EU Bank Bonus Proposal Has Few Teeth
A compromise proposal to limit bank bonuses in the European Union would have little or no practical impact as most bank bonuses are already below the proposed cap.
Under a proposal by Cyprus, which holds the rotating EU presidency, bonuses for bankers would be limited to five times fixed pay as long as shareholders approved. Without shareholder approval, bonuses could be up to three times fixed pay. The move is aimed at reaching agreement with the European Parliament, which wants to ban bonuses that exceed a banker's fixed salary.

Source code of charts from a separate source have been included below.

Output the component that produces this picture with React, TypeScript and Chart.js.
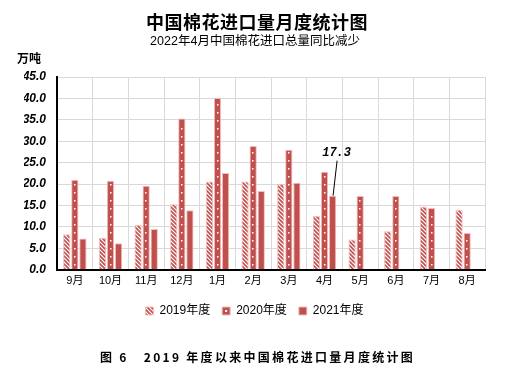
import React, { useEffect, useRef } from "react";
import { Chart, registerables } from "chart.js";

Chart.register(...registerables);

const categories = ["9月", "10月", "11月", "12月", "1月", "2月", "3月", "4月", "5月", "6月", "7月", "8月"];
const series2019 = [8.3, 7.4, 10.5, 15.3, 20.6, 20.6, 20.0, 12.6, 7.1, 9.0, 14.8, 14.0];
const series2020 = [21.0, 20.8, 19.6, 35.3, 40.1, 28.9, 28.0, 22.9, 17.2, 17.2, 14.4, 8.6];
const series2021 = [7.3, 6.2, 9.5, 13.9, 22.6, 18.4, 20.3, 17.3, null, null, null, null];
const seriesNames = ["2019年度", "2020年度", "2021年度"];
const yMin = 0;
const yMax = 45;
const yStep = 5;
const titleText = "中国棉花进口量月度统计图";
const subtitleText = "2022年4月中国棉花进口总量同比减少";
const unitText = "万吨";
const captionText = "图 6   2019 年度以来中国棉花进口量月度统计图";
const annotatedSeries = 2;
const annotatedIndex = 7;

const RED = "#C0504D";
const BORDER = "#F0BDBC";
const CJK = "'Noto Sans CJK SC'";
const SANS = "'Liberation Sans', 'Noto Sans CJK SC'";

export default function App() {
  const ref = useRef<HTMLCanvasElement | null>(null);

  useEffect(() => {
    document.body.style.margin = "0";
    const canvas = ref.current!;
    const ctx = canvas.getContext("2d")!;

    const tile = document.createElement("canvas");
    tile.width = 4;
    tile.height = 4;
    const tg = tile.getContext("2d")!;
    tg.fillStyle = "#ffffff";
    tg.fillRect(0, 0, 4, 4);
    tg.strokeStyle = RED;
    tg.lineWidth = 1.6;
    tg.beginPath();
    tg.moveTo(-1, -1);
    tg.lineTo(5, 5);
    tg.moveTo(-1, 3);
    tg.lineTo(1, 5);
    tg.moveTo(3, -1);
    tg.lineTo(5, 1);
    tg.stroke();
    const hatch = ctx.createPattern(tile, "repeat")!;

    const decor = {
      id: "decor",
      afterDatasetsDraw(chart: any) {
        const c = chart.ctx;
        const meta = chart.getDatasetMeta(1);
        c.save();
        c.fillStyle = "#ffffff";
        meta.data.forEach((bar: any) => {
          for (let y = bar.base - 5; y > bar.y + 2; y -= 8) {
            c.fillRect(Math.round(bar.x) - 1, Math.round(y), 1.5, 1.5);
          }
        });
        const ab = chart.getDatasetMeta(annotatedSeries).data[annotatedIndex];
        const v = (chart.data.datasets[annotatedSeries].data as any[])[annotatedIndex];
        c.strokeStyle = "#000";
        c.lineWidth = 1;
        c.beginPath();
        c.moveTo(ab.x + 4.5, ab.y - 35);
        c.lineTo(ab.x + 0.5, ab.y);
        c.stroke();
        c.fillStyle = "#000";
        c.font = "italic bold 12px 'Liberation Mono'";
        c.textAlign = "center";
        c.textBaseline = "middle";
        c.fillText(v.toFixed(1), ab.x + 4, ab.y - 43);
        c.restore();
      },
      afterDraw(chart: any) {
        const c = chart.ctx;
        c.save();
        c.fillStyle = "#000";
        c.textAlign = "center";
        c.textBaseline = "middle";
        c.font = `bold 18px ${CJK}`;
        (c as any).letterSpacing = "0.5px";
        c.fillText(titleText, 257, 22);
        (c as any).letterSpacing = "0px";
        c.font = `12.5px ${SANS}`;
        c.fillText(subtitleText, 255, 42);
        c.font = `bold 12px ${CJK}`;
        c.textAlign = "left";
        c.fillText(unitText, 17, 58);
        (c as any).letterSpacing = "2.3px";
        c.font = `bold 12px ${CJK}`;
        c.fillText(captionText, 100, 357);
        (c as any).letterSpacing = "0px";
        const lg = chart.legend;
        if (lg && lg.legendHitBoxes && lg.legendHitBoxes[1]) {
          const hb = lg.legendHitBoxes[1];
          c.fillStyle = "#fff";
          c.fillRect(hb.left + 3, hb.top + hb.height / 2 - 1, 2, 2);
        }
        c.restore();
      },
    };

    const chart = new Chart(canvas, {
      type: "bar",
      data: {
        labels: categories,
        datasets: [
          { label: seriesNames[0], data: series2019, backgroundColor: hatch, borderColor: BORDER, borderWidth: 1 },
          { label: seriesNames[1], data: series2020, backgroundColor: RED, borderColor: BORDER, borderWidth: 1 },
          { label: seriesNames[2], data: series2021 as any, backgroundColor: RED, borderColor: BORDER, borderWidth: 1 },
        ],
      },
      options: {
        responsive: false,
        animation: false,
        devicePixelRatio: 1,
        layout: { padding: { left: 24, right: 44, top: 77, bottom: 48 } },
        datasets: { bar: { categoryPercentage: 0.68, barPercentage: 0.9 } },
        scales: {
          x: {
            grid: { color: "#d9d9d9", drawTicks: false },
            border: { color: "#000", width: 2 },
            ticks: { color: "#000", font: { family: SANS, size: 11 }, padding: 5 },
          },
          y: {
            min: yMin,
            max: yMax,
            afterFit: (scale: any) => {
              scale.width = 33;
            },
            grid: { color: "#d9d9d9", drawTicks: false },
            border: { color: "#000", width: 2 },
            ticks: {
              stepSize: yStep,
              color: "#000",
              padding: 11,
              font: { family: "'Liberation Sans'", size: 12, weight: "bold", style: "italic" },
              callback: (v: any) => Number(v).toFixed(1),
            },
          },
        },
        plugins: {
          legend: {
            position: "bottom",
            labels: { boxWidth: 8, boxHeight: 8, color: "#000", padding: 12, font: { family: SANS, size: 12 } },
          },
          tooltip: { enabled: false },
        },
      },
      plugins: [decor],
    });
    return () => chart.destroy();
  }, []);

  return (
    <div style={{ position: "absolute", left: 0, top: 0, width: 529, height: 375 }}>
      <canvas ref={ref} width={529} height={375} style={{ width: 529, height: 375 }} />
    </div>
  );
}
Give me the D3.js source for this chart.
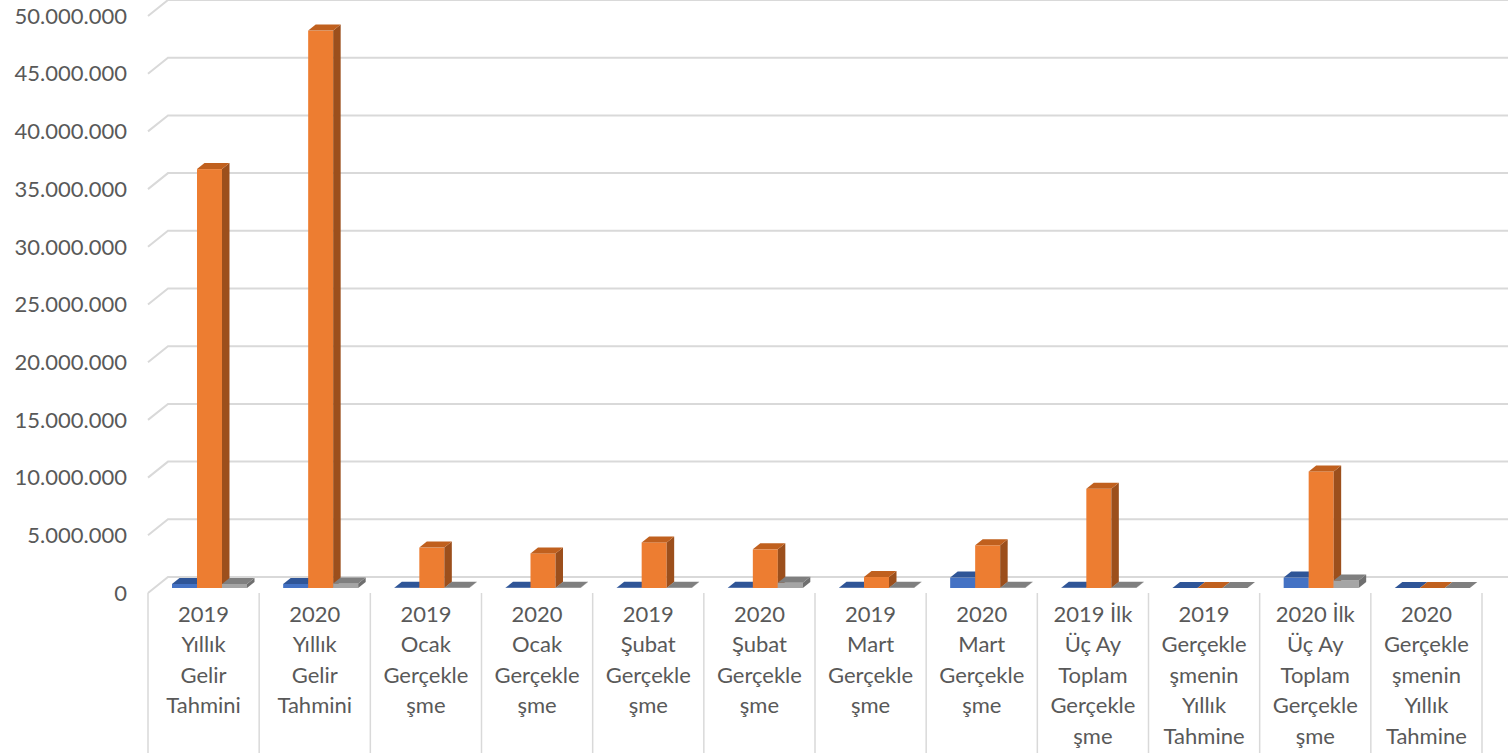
<!DOCTYPE html>
<html>
<head>
<meta charset="utf-8">
<script src="https://cdn.jsdelivr.net/npm/d3@7"></script>
<style>
  body { margin: 0; background: #fff; }
  text { font-family: Lato, "Open Sans", sans-serif; fill: #595959; }
</style>
</head>
<body>
<div id="chart"></div>
<script>
// Categories and their wrapped tick labels
var categories = [
  "2019 Yıllık Gelir Tahmini", "2020 Yıllık Gelir Tahmini",
  "2019 Ocak Gerçekleşme", "2020 Ocak Gerçekleşme",
  "2019 Şubat Gerçekleşme", "2020 Şubat Gerçekleşme",
  "2019 Mart Gerçekleşme", "2020 Mart Gerçekleşme",
  "2019 İlk Üç Ay Toplam Gerçekleşme", "2019 Gerçekleşmenin Yıllık Tahmine",
  "2020 İlk Üç Ay Toplam Gerçekleşme", "2020 Gerçekleşmenin Yıllık Tahmine"
];
var tickLines = [
  ["2019", "Yıllık", "Gelir", "Tahmini"], ["2020", "Yıllık", "Gelir", "Tahmini"],
  ["2019", "Ocak", "Gerçekle", "şme"], ["2020", "Ocak", "Gerçekle", "şme"],
  ["2019", "Şubat", "Gerçekle", "şme"], ["2020", "Şubat", "Gerçekle", "şme"],
  ["2019", "Mart", "Gerçekle", "şme"], ["2020", "Mart", "Gerçekle", "şme"],
  ["2019 İlk", "Üç Ay", "Toplam", "Gerçekle", "şme"], ["2019", "Gerçekle", "şmenin", "Yıllık", "Tahmine"],
  ["2020 İlk", "Üç Ay", "Toplam", "Gerçekle", "şme"], ["2020", "Gerçekle", "şmenin", "Yıllık", "Tahmine"]
];

// Series values
var seriesNames = ["s1", "s2", "s3"];
var blueValues   = [350000, 350000, 20000, 20000, 20000, 20000, 20000, 900000, 20000, 10000, 900000, 10000];
var orangeValues = [36300000, 48300000, 3500000, 3000000, 3950000, 3350000, 950000, 3700000, 8600000, 10000, 10100000, 10000];
var grayValues   = [350000, 400000, 20000, 20000, 20000, 450000, 20000, 20000, 20000, 10000, 650000, 10000];

var yTicks = d3.range(0, 50000001, 5000000);

var svgWidth = 1508;
var svgHeight = 753;

var svg = d3.select("#chart")
  .append("svg")
  .attr("width", svgWidth)
  .attr("height", svgHeight);

// Scales
var xScale = d3.scaleBand().domain(categories).range([148, 1482]);
var xSeries = d3.scaleBand().domain(seriesNames).range([24, 99]);
var yBack = d3.scaleLinear().domain([0, 50000000]).range([577, 0]);   // back wall
var yFront = d3.scaleLinear().domain([0, 50000000]).range([593, 16]); // labels
var yBar = d3.scaleLinear().domain([0, 50000000]).range([588, 11]);   // bar front faces

var fmt = function(v) { return d3.format(",")(v).replace(/,/g, "."); };

// Gridlines (slanted left wall edge + back wall)
svg.append("g").selectAll("polyline")
  .data(yTicks)
  .enter()
  .append("polyline")
  .attr("points", d => `148,${yFront(d)} 168,${yBack(d)} 1508,${yBack(d)}`)
  .attr("fill", "none")
  .attr("stroke", "#d9d9d9")
  .attr("stroke-width", 2);

// Y labels
svg.append("g").selectAll("text")
  .data(yTicks)
  .enter()
  .append("text")
  .attr("x", 127)
  .attr("y", d => yFront(d))
  .attr("dy", "0.35em")
  .attr("text-anchor", "end")
  .style("font-size", "22px")
  .text(d => fmt(d));

// Category dividers
var bounds = categories.map(c => xScale(c)).concat([xScale.range()[1]]);
svg.append("g").selectAll("line")
  .data(bounds)
  .enter()
  .append("line")
  .attr("x1", d => d).attr("x2", d => d)
  .attr("y1", 593).attr("y2", svgHeight)
  .attr("stroke", "#d9d9d9")
  .attr("stroke-width", 1.5);

// Category labels
var labels = svg.append("g").selectAll("text")
  .data(categories)
  .enter()
  .append("text")
  .attr("text-anchor", "middle")
  .style("font-size", "22px");
labels.each(function(c, i) {
  var cx = xScale(c) + xScale.bandwidth() / 2;
  d3.select(this).selectAll("tspan")
    .data(tickLines[i])
    .enter()
    .append("tspan")
    .attr("x", cx)
    .attr("y", (d, j) => 614 + j * 30.5)
    .attr("dy", "0.35em")
    .text(d => d);
});

// 3D bars
var colors = {
  s1: { front: "#4472C4", top: "#2F5597", side: "#2E4F8C" },
  s2: { front: "#ED7D31", top: "#C0601E", side: "#9C4F1C" },
  s3: { front: "#A5A5A5", top: "#7F7F7F", side: "#6F6F6F" }
};
var allValues = { s1: blueValues, s2: orangeValues, s3: grayValues };
var dx = 7.5, dy = -6;

var barData = [];
categories.forEach(function(c, i) {
  seriesNames.forEach(function(s) {
    barData.push({ cat: c, series: s, value: allValues[s][i] });
  });
});

var bars = svg.append("g").selectAll("g")
  .data(barData)
  .enter()
  .append("g");

bars.each(function(d) {
  var g = d3.select(this);
  var x0 = xScale(d.cat) + xSeries(d.series);
  var x1 = x0 + xSeries.bandwidth();
  var yt = yBar(d.value);
  var yb = yBar(0);
  var col = colors[d.series];
  g.append("rect")
    .attr("x", x0).attr("y", yt)
    .attr("width", x1 - x0).attr("height", yb - yt)
    .attr("fill", col.front);
  g.append("polygon")
    .attr("points", `${x1},${yt} ${x1 + dx},${yt + dy} ${x1 + dx},${yb + dy} ${x1},${yb}`)
    .attr("fill", col.side);
  g.append("polygon")
    .attr("points", `${x0},${yt} ${x1},${yt} ${x1 + dx},${yt + dy} ${x0 + dx},${yt + dy}`)
    .attr("fill", col.top);
});
</script>
</body>
</html>
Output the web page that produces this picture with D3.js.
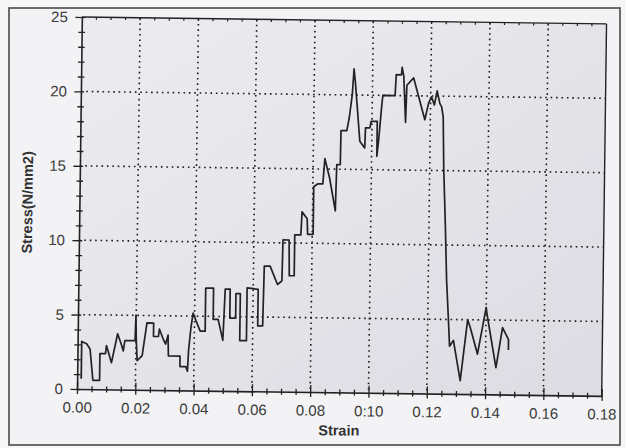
<!DOCTYPE html>
<html>
<head>
<meta charset="utf-8">
<script src="https://cdn.jsdelivr.net/npm/d3@7/dist/d3.min.js"></script>
<style>
  html, body { margin: 0; padding: 0; background: #f6f6f7; }
  svg { display: block; }
  text { font-family: "Liberation Sans", Arial, sans-serif; }
</style>
</head>
<body>
<svg id="chart" width="626" height="448"></svg>
<script>
// Stress–strain record of the tensile test
const strain = [
  0.0014, 0.0014, 0.0031, 0.0043, 0.0054, 0.0077, 0.0077, 0.0096, 0.0099, 0.0117,
  0.0137, 0.0149, 0.0157, 0.0162, 0.0197, 0.0199, 0.0201, 0.0205, 0.0222, 0.0237,
  0.0260, 0.0260, 0.0277, 0.0280, 0.0292, 0.0302, 0.0310, 0.0312, 0.0352, 0.0352,
  0.0372, 0.0378, 0.0381, 0.0388, 0.0395, 0.0405, 0.0420, 0.0437, 0.0437, 0.0464,
  0.0464, 0.0481, 0.0498, 0.0504, 0.0521, 0.0521, 0.0541, 0.0541, 0.0556, 0.0556,
  0.0579, 0.0579, 0.0600, 0.0617, 0.0617, 0.0634, 0.0637, 0.0657, 0.0683, 0.0698,
  0.0700, 0.0721, 0.0723, 0.0740, 0.0740, 0.0761, 0.0764, 0.0782, 0.0784, 0.0803,
  0.0803, 0.0817, 0.0834, 0.0840, 0.0857, 0.0878, 0.0881, 0.0893, 0.0894, 0.0914,
  0.0922, 0.0931, 0.0936, 0.0941, 0.0959, 0.0976, 0.0978, 0.0993, 0.0997, 0.1018,
  0.1018, 0.1024, 0.1033, 0.1036, 0.1078, 0.1081, 0.1099, 0.1101, 0.1107, 0.1115,
  0.1118, 0.1141, 0.1181, 0.1193, 0.1203, 0.1213, 0.1222, 0.1232, 0.1238, 0.1244,
  0.1248, 0.1256, 0.1263, 0.1270, 0.1276, 0.1289, 0.1314, 0.1337, 0.1346, 0.1372,
  0.1400, 0.1403, 0.1436, 0.1457, 0.1478, 0.1478
];
const stress = [
  0.7, 3.2, 3.05, 2.7, 0.6, 0.6, 2.4, 2.4, 2.95, 1.8,
  3.75, 3.1, 2.6, 3.3, 3.3, 5.0, 3.4, 1.95, 2.3, 4.5,
  4.5, 3.6, 3.6, 4.1, 3.5, 3.1, 3.7, 2.3, 2.3, 1.6,
  1.6, 1.3, 2.7, 4.2, 5.2, 4.7, 4.0, 4.0, 6.9, 6.9,
  4.8, 4.8, 3.4, 6.85, 6.85, 4.9, 4.9, 6.55, 6.55, 3.4,
  3.4, 6.95, 6.9, 6.85, 4.4, 4.4, 8.43, 8.43, 7.2, 7.45,
  10.2, 10.2, 7.8, 7.8, 10.55, 10.55, 12.1, 11.65, 10.6, 10.6,
  13.8, 14.0, 14.0, 15.7, 14.4, 12.2, 15.3, 15.3, 17.6, 17.6,
  18.5, 20.0, 21.75, 20.9, 16.9, 16.45, 17.8, 17.8, 18.25, 18.25,
  15.9, 17.1, 19.4, 20.0, 20.0, 21.4, 21.4, 21.9, 21.3, 18.2,
  20.7, 21.2, 18.4, 19.5, 19.95, 19.4, 20.35, 19.5, 19.3, 18.6,
  15.2, 11.4, 7.6, 5.3, 3.2, 3.6, 0.9, 5.0, 4.5, 2.7,
  5.85, 5.4, 1.8, 4.5, 3.7, 3.0
];

const xMajorTicks = [0, 0.02, 0.04, 0.06, 0.08, 0.10, 0.12, 0.14, 0.16, 0.18];
const xTickLabels = ["0.00", "0.02", "0.04", "0.06", "0.08", "0:10", "0.12", "0.14", "0.16", "0.18"];
const yMajorTicks = [0, 5, 10, 15, 20, 25];
const yTickLabels = ["0", "5", "10", "15", "20", "25"];
const xTitle = "Strain";
const yTitle = "Stress(N/mm2)";

const svg = d3.select("#chart");

// outer frame of the sheet
svg.append("rect")
  .attr("x", 9).attr("y", 8).attr("width", 611).attr("height", 437)
  .attr("fill", "#f3f3f5").attr("stroke", "#4a4a4a").attr("stroke-width", 1.6);

// plot frame, laid at a slight tilt
const ox = 77, oy = 389, W = 524.7, H = 372;
const g = svg.append("g").attr("transform", `rotate(0.75, ${ox}, ${oy}) translate(${ox}, ${oy - H})`);

const x = d3.scaleLinear().domain([0, 0.18]).range([0, W]);
const y = d3.scaleLinear().domain([0, 25]).range([H, 0]);

const defs = svg.append("defs");
const grad = defs.append("linearGradient").attr("id", "plotbg").attr("x1", 0).attr("y1", 0).attr("x2", 1).attr("y2", 1);
grad.append("stop").attr("offset", "0%").attr("stop-color", "#ececf0");
grad.append("stop").attr("offset", "100%").attr("stop-color", "#dcdce3");

g.append("rect").attr("width", W).attr("height", H).attr("fill", "url(#plotbg)");

// dotted grid
const dot = { stroke: "#1a1a1a", width: 1.6, dash: "1.6,3.8" };
g.append("g").selectAll("line").data(xMajorTicks.slice(1, -1)).join("line")
  .attr("x1", d => x(d)).attr("x2", d => x(d)).attr("y1", 0).attr("y2", H)
  .attr("stroke", dot.stroke).attr("stroke-width", dot.width).attr("stroke-dasharray", dot.dash);
g.append("g").selectAll("line").data(yMajorTicks.slice(1, -1)).join("line")
  .attr("x1", 0).attr("x2", W).attr("y1", d => y(d)).attr("y2", d => y(d))
  .attr("stroke", dot.stroke).attr("stroke-width", dot.width).attr("stroke-dasharray", dot.dash);

// top and right borders
g.append("line").attr("x1", 0).attr("x2", W).attr("y1", 0).attr("y2", 0).attr("stroke", "#222").attr("stroke-width", 1.4);
g.append("line").attr("x1", W).attr("x2", W).attr("y1", 0).attr("y2", H).attr("stroke", "#222").attr("stroke-width", 1.4);
g.append("g").selectAll("line").data(d3.range(0.005, 0.18, 0.005)).join("line")
  .attr("x1", d => x(d)).attr("x2", d => x(d)).attr("y1", 0).attr("y2", 2.5)
  .attr("stroke", "#222").attr("stroke-width", 1.2);

// x axis
const xMinor = d3.range(0, 0.1801, 0.005).filter(v => Math.abs(v / 0.02 - Math.round(v / 0.02)) > 1e-6);
const xAxisMinor = g.append("g").attr("transform", `translate(0,${H})`)
  .call(d3.axisBottom(x).tickValues(xMinor).tickFormat("").tickSize(3).tickSizeOuter(0));
xAxisMinor.selectAll(".tick line").attr("y1", -3).attr("y2", 3).attr("stroke", "#222").attr("stroke-width", 1.3);
xAxisMinor.select(".domain").attr("stroke", "#222").attr("stroke-width", 1.6);

const xAxis = g.append("g").attr("transform", `translate(0,${H})`)
  .call(d3.axisBottom(x).tickValues(xMajorTicks).tickFormat((d, i) => xTickLabels[i]).tickSize(5).tickSizeOuter(0).tickPadding(8));
xAxis.select(".domain").remove();
xAxis.selectAll(".tick line").attr("y1", -7).attr("y2", 5).attr("stroke", "#222").attr("stroke-width", 1.3);
xAxis.selectAll(".tick text").attr("font-size", 15).attr("fill", "#3a3a3a")
  .attr("font-family", "'Liberation Sans', Arial, sans-serif");

// y axis
const yMinor = d3.range(0, 25.01, 1).filter(v => v % 5 !== 0);
const yAxisMinor = g.append("g")
  .call(d3.axisLeft(y).tickValues(yMinor).tickFormat("").tickSize(3).tickSizeOuter(0));
yAxisMinor.selectAll(".tick line").attr("x1", -3.3).attr("x2", 3.3).attr("stroke", "#222").attr("stroke-width", 1.3);
yAxisMinor.select(".domain").attr("stroke", "#222").attr("stroke-width", 1.6);

const yAxis = g.append("g")
  .call(d3.axisLeft(y).tickValues(yMajorTicks).tickFormat((d, i) => yTickLabels[i]).tickSize(6).tickSizeOuter(0).tickPadding(8));
yAxis.select(".domain").remove();
yAxis.selectAll(".tick line").attr("x1", -6.5).attr("x2", 3.3).attr("stroke", "#222").attr("stroke-width", 1.3);
yAxis.selectAll(".tick text").attr("font-size", 15).attr("fill", "#3a3a3a")
  .attr("font-family", "'Liberation Sans', Arial, sans-serif");

// stress–strain trace
const pts = strain.map((s, i) => [s, stress[i]]);
g.append("path").datum(pts)
  .attr("fill", "none").attr("stroke", "#222").attr("stroke-width", 1.7).attr("stroke-linejoin", "round")
  .attr("d", d3.line().x(d => x(d[0])).y(d => y(d[1])));

// axis titles
g.append("text").attr("x", W / 2).attr("y", H + 43).attr("text-anchor", "middle")
  .attr("font-size", 14.5).attr("font-weight", "bold").attr("fill", "#333").text(xTitle);
g.append("text").attr("transform", `translate(-47,${H / 2}) rotate(-90)`).attr("text-anchor", "middle")
  .attr("font-size", 14.5).attr("font-weight", "bold").attr("fill", "#333").text(yTitle);
</script>
</body>
</html>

The Cypriot proposal would have little affect on current bonus policies at most banks. Take Deutsche Bank, for instance. The bank has 1,363 "regulated employees," defined as those who have a special responsibility for risk in the bank's business and who are the company's top earners. In 2011, according to company reports, these employees earned an average of 1.424 million euros, with total payments of 1.941 billion euros. Of this, 437.4 million euros was in fixed salaries and 1.503 billion in variable compensation, representing a factor of 3.44. Thus, the German bank easily meets the Cypriot compromise proposal.
The same logic applies to proposals to cap the cash portion of the bonuses at 100 percent of the fixed salary. The German bank paid cash bonuses of just over 50 percent of salaries last year.
Other banks have paid bonuses in similar proportions, according to our research. Royal Bank of Scotland paid out mean variable compensation of $794,000 against a fixed average salary of $510,000 while UBS variable comp was, on average, 2.4 times that of average fixed salaries. Barclays had the biggest proportion of variable to fixed compensation with average fixed comp at $400,000 and average variable compensation at $1.66 million, or just over four times fixed pay. That's still well below the 500 percent proposed by Cyprus.
The draft Cypriot plans also clarifies existing EU bonus rules that require payment of at least 40 percent of an award to be deferred over at least a three years. This deferral rate should rise to 60 percent for bonuses of more than 500,000 euros, according to the document.
A meeting is scheduled for next week between officials and lawmakers on the draft bank capital law where the bonus proposal is expected to be discussed. The EU is facing an international deadline of January 1, 2013 to approve and publish the legislation.